On the other hand, crossing of the arms seems to be a worldwide body-language symbol of defensiveness, according to communication and negotiation experts Gerald Nierenberg and Henry Calero in “How to Read a Person Like a Book” (Barnes & Noble, 2004). Often, when people cross their arms during a conversation, it can indicate that they have withdrawn from communicating and are locked into their position. While you can’t always assume that someone’s body language indicates exactly what he or she is thinking, you can use it as a signal to pay attention to your own communication.
When you are engaged in conversation with someone and they cross their arms, do a mental checklist. Are you communicating in ways that are causing the person to shut down or feel defensive? Be honest with yourself, and do what you can to get the person to relax and open up again. Your goal should be to get the person communicating with you again. Think of the times when you have crossed your arms. When did you do it? Did it mean anything?
To gain the trust of a customer or co-worker, body-language expert Robert C. Brenner offers the following advice to help ensure that your body and your mouth are saying the same things:
Shake on it. When extending your hand to shake, keep your palm facing upward, suggesting honesty and sincerity.
Keep your hands where they can be seen. Shoving your hands into your pockets make you look secretive and suggests hidden agendas.
Here’s the steeple. Pressing the fingertips of one hand against the other (steepling) conveys confidence.
The rules are a little different when working abroad or dealing with visitors from overseas. It pays to know a bit about how they interpret everyday sign language.
Roger Axtell, author of “Gestures: The Do’s and Taboos of Body Language Around the World” (Wiley, 1997), gives this example. The “OK” sign (thumb and forefinger forming a circle with the other three fingers extended) you flash to a colleague to show approval means different things around the globe. A Frenchman could interpret it to mean that you think he’s a complete zero, while a Japanese guest might think that you’re asking for money. Worst of all, a colleague from Latin America might think you’re calling him a part of the anatomy that is generally considered insulting. (Richard Nixon once set off an international furor by flashing this sign on a trip to South America.) So be careful not only of what you say but also of what you do.
All theory aside, though, what are the practical applications of using body language to influence your own attitude? Let’s look at a typical example of your body language when you’re feeling really depressed or unhappy. It might look something like this:
Negative facial expression
Head down
Avoid eye contact with others
Slumped shoulders
Shuffling or dragging feet
Okay, let’s look at a typical example of your body language when you’re feeling really confident and happy.
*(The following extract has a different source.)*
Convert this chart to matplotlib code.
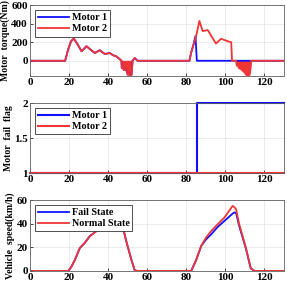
import matplotlib
matplotlib.use("Agg")
import matplotlib.pyplot as plt

# torque data (Nm)
t_torque = [0, 18, 19.5, 21, 22.4, 24, 26.4, 28.9, 31, 33.2, 35.7, 38.3, 40.8, 42.5, 44.2, 45.9,
            46.8, 47.0, 47.5, 48.0, 48.5, 49.0, 49.5, 50.0, 50.5, 51.0, 51.5, 52.0, 52.5,
            53.6, 55, 81.6, 82.5, 83.5, 84.7, 85.4, 86.7, 88.4, 91, 93, 95.2, 97.8, 101.2, 103, 103.4,
            105.5, 105.8, 106.5, 107, 108, 109, 110, 110.5, 111.5, 112.5, 113, 113.3, 130]
motor2_torque = [0, 0, 120, 210, 240, 190, 102, 157, 120, 84, 113, 73, 84, 60, 47, 18,
                 0, -80, -60, -100, -80, -100, -110, -150, -130, -160, -160, -150, 0,
                 30, 0, 0, 90, 160, 240, 300, 430, 320, 331, 260, 186, 237, 211, 200, 0,
                 0, -50, -60, -80, -90, -110, -130, -150, -160, -150, -60, 0, 0]
motor1_torque = [0, 0, 120, 210, 240, 190, 102, 157, 120, 84, 113, 73, 84, 60, 47, 18,
                 0, -80, -60, -100, -80, -100, -110, -150, -130, -160, -160, -150, 0,
                 30, 0, 0, 90, 160, 265, 0, 0, 0, 0, 0, 0, 0, 0, 0, 0,
                 0, 0, 0, 0, 0, 0, 0, 0, 0, 0, 0, 0, 0]

# fail flags
t_flag = [0, 85.5, 85.5, 130]
motor1_flag = [1, 1, 2, 2]
motor2_flag = [1, 1, 1, 1]

# vehicle speed (km/h)
t_speed = [0, 19.6, 21, 23, 25.5, 28, 30.6, 34, 37.4, 40, 43, 46, 47.6, 49.3, 51.9, 53.6, 55,
           82.5, 85, 87.6, 90, 92.7, 96, 99.5, 102, 103.7, 104.6, 105.5, 107, 110.5, 113, 115, 130]
normal_speed = [0, 0, 3, 9.4, 19.4, 23.7, 29.4, 33.7, 35.7, 37, 38, 38.5, 36.6, 25, 9.4, 0.5, 0,
                0, 9, 21, 28, 33.7, 39.4, 45.2, 51, 55, 54, 52, 40, 19.5, 2.3, 0, 0]
fail_speed = [0, 0, 3, 9.4, 19.4, 23.7, 29.4, 33.7, 35.7, 37, 38, 38.5, 36.6, 25, 9.4, 0.5, 0,
              0, 9, 21, 26.5, 30.9, 37.1, 42.3, 46, 48.5, 49.5, 49, 38.5, 19, 2, 0, 0]

xticks = [0, 20, 40, 60, 80, 100, 120]

plt.rcParams['font.family'] = 'Liberation Serif'
plt.rcParams['font.weight'] = 'bold'

blue = '#1010ff'
red = '#f03535'

fig = plt.figure(figsize=(2.87, 2.87), dpi=100)
ax1 = fig.add_axes([0.1045, 0.735, 0.885, 0.247])
ax2 = fig.add_axes([0.1045, 0.397, 0.885, 0.244])
ax3 = fig.add_axes([0.1045, 0.056, 0.885, 0.247])

# torque
ax1.fill_between(t_torque, motor2_torque, 0, where=[v < 0 for v in motor2_torque],
                 color=red, lw=0, interpolate=True)
ax1.plot(t_torque, motor1_torque, color=blue, lw=1.3, label='Motor 1')
ax1.plot(t_torque, motor2_torque, color=red, lw=1.3, label='Motor 2')
ax1.set_ylim(-165, 600)
ax1.set_yticks([0, 200, 400, 600])
ax1.set_ylabel('Motor  torque(Nm)', fontsize=7, fontweight='bold', labelpad=1)

# fail flag
ax2.plot(t_flag, motor1_flag, color=blue, lw=1.5, label='Motor 1', clip_on=False)
ax2.plot(t_flag, motor2_flag, color=red, lw=1.5, label='Motor 2', clip_on=False)
ax2.set_ylim(1, 2)
ax2.set_yticks([1, 1.5, 2])
ax2.set_yticklabels(['1', '1.5', '2'])
ax2.set_ylabel('Motor  fail  flag', fontsize=7, fontweight='bold', labelpad=1)

# speed
ax3.plot(t_speed, fail_speed, color=blue, lw=1.3, label='Fail State')
ax3.plot(t_speed, normal_speed, color=red, lw=1.3, label='Normal State')
ax3.set_ylim(0, 60)
ax3.set_yticks([0, 20, 40, 60])
ax3.set_ylabel('Vehicle  speed(km/h)', fontsize=7, fontweight='bold', labelpad=1)

for ax in (ax1, ax2, ax3):
    ax.set_xlim(0, 130)
    ax.set_xticks(xticks)
    ax.grid(True, color='#e3e3e3', lw=0.5)
    ax.set_axisbelow(True)
    ax.tick_params(direction='in', length=2, labelsize=8, pad=1.5, width=0.5)
    for lab in ax.get_xticklabels() + ax.get_yticklabels():
        lab.set_fontweight('bold')
    for s in ax.spines.values():
        s.set_color('#606060')
        s.set_linewidth(0.6)
    leg = ax.legend(loc='upper left', handlelength=3.0, handletextpad=0.3,
                    borderpad=0.3, labelspacing=0.2, fancybox=False, framealpha=1,
                    edgecolor='#333333', prop={'weight': 'bold', 'size': 7.3})
    leg.get_frame().set_linewidth(0.6)

fig.savefig('out.png', dpi=100)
It might look something like this:
Neutral or positive facial expression
Head up
Frequent eye contact with others
Shoulders back and body upright
A light or even a bit bouncy step
If these lists don’t describe your own individual non-verbal behaviors then feel free to adjust them as needed so they feel right for you.
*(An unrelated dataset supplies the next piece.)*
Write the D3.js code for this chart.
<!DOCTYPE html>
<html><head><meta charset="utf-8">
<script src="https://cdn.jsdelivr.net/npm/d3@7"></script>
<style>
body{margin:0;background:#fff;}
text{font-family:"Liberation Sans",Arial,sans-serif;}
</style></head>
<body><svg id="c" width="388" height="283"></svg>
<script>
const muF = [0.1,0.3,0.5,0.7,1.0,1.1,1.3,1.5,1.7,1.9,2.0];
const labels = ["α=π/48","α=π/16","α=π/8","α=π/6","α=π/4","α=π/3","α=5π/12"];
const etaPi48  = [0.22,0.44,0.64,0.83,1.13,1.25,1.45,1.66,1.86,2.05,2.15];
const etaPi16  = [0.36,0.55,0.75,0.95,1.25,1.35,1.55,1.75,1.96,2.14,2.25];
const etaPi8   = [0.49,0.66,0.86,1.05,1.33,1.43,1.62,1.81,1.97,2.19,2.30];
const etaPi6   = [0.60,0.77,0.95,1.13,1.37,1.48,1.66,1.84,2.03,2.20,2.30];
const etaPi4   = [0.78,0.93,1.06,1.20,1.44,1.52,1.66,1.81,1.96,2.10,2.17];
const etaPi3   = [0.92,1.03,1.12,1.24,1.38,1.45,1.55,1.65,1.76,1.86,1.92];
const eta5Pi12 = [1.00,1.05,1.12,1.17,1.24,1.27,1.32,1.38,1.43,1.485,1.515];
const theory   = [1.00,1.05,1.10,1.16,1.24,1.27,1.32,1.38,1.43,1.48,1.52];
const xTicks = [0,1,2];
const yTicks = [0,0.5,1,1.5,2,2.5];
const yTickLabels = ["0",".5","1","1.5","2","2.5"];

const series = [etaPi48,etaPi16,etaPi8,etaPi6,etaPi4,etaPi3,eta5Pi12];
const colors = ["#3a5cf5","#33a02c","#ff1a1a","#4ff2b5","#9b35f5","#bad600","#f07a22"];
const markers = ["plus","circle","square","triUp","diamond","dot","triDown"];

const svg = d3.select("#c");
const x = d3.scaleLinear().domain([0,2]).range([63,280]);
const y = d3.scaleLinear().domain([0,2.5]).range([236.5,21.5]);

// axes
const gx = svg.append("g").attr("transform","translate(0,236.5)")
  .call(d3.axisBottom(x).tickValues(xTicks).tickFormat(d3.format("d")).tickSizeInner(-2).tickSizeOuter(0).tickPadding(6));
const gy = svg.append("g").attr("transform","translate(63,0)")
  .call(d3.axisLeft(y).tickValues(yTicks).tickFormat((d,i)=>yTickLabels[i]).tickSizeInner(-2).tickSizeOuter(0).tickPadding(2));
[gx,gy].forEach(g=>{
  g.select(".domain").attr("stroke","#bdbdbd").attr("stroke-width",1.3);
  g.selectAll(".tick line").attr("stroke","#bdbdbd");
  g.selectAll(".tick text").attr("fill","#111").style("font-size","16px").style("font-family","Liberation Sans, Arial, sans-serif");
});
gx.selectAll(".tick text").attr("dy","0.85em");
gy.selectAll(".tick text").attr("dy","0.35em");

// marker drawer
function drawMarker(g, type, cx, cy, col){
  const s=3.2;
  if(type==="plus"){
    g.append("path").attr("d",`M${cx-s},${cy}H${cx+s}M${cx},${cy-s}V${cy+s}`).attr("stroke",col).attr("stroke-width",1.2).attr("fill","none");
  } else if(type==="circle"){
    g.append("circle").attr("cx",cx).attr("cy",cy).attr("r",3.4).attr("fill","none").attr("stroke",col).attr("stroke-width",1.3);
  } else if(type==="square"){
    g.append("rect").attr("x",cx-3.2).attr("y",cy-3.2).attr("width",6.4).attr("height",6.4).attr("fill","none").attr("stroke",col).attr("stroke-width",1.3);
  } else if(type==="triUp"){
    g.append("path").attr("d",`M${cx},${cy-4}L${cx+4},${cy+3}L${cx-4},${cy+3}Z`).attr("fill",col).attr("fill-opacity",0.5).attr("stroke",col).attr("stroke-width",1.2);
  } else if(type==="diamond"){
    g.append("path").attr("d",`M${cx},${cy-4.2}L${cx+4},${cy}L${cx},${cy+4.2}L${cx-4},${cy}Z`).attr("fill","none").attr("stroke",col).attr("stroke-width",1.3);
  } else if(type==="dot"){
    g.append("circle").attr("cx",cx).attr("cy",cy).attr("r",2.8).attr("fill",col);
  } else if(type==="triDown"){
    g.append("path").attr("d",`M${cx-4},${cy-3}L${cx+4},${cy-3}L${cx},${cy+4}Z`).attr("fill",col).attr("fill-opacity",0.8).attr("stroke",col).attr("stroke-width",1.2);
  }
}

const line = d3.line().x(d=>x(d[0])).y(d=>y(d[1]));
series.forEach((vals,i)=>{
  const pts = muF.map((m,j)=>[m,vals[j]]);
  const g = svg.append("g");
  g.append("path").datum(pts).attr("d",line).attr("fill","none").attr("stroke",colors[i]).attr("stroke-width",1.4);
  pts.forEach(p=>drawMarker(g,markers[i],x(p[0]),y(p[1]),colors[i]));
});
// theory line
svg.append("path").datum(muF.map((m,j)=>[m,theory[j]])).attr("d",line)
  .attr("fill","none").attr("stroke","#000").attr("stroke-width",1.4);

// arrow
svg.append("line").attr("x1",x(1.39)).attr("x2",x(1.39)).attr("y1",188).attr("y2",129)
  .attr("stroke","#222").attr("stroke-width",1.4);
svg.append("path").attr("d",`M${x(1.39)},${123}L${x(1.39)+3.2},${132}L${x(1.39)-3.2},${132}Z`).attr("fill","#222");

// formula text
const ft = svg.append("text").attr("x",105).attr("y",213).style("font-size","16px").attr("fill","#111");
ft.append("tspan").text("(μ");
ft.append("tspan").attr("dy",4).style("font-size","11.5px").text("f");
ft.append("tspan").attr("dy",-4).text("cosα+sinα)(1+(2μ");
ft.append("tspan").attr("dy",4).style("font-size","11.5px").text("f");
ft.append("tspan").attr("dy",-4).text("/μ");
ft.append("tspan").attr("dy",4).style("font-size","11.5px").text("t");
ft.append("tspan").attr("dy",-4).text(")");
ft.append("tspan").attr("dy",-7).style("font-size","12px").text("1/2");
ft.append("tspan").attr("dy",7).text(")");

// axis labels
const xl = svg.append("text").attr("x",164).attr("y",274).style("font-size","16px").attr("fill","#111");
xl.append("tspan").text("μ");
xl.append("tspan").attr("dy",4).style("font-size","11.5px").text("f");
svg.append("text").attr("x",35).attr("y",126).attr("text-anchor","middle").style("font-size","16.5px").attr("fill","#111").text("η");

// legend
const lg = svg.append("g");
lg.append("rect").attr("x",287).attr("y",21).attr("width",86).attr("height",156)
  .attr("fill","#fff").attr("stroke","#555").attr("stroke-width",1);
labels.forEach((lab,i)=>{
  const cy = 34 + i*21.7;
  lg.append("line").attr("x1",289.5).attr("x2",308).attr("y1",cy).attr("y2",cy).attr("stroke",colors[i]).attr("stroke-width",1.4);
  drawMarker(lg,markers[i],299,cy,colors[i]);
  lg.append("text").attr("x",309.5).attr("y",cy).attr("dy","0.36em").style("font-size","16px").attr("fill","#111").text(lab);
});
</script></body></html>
Now comes the fun part. Adjust your body language so it matches your typical unhappy behaviors. Walk around the house that way for ten or fifteen minutes, or if you’re really brave, walk around the local mall or other public space that way. How do you feel? What do you notice about your attitude?
The next step is to adjust your body language so it matches your typical happy behaviors. Go through the same process as before, again noting how you feel and what you notice about your attitude.
What Happened?
Chances are you noticed just how much your attitude changed to match your body language, and this is exactly what is expected. It is also exactly why you can truly change your attitude anytime you want just by changing your body language.
Remember, just as your body language sends powerful messages to those around you it also sends powerful messages to your own brain, which in turn influences your attitude. Think of it as a form of self-talk; if you say positive things to yourself you’re more likely to start believing those positive things. The same holds true for your body language and what it says to you.
In addition to the effect of your own positive body language, you’ll also notice changes in your interactions with those around you. The more positive and welcoming your body language, the more you’ll find other people are pleasant with you in turn. This cycle continues over and over, with your attitude becoming better and better as the feedback you receive (from yourself and from others) improves.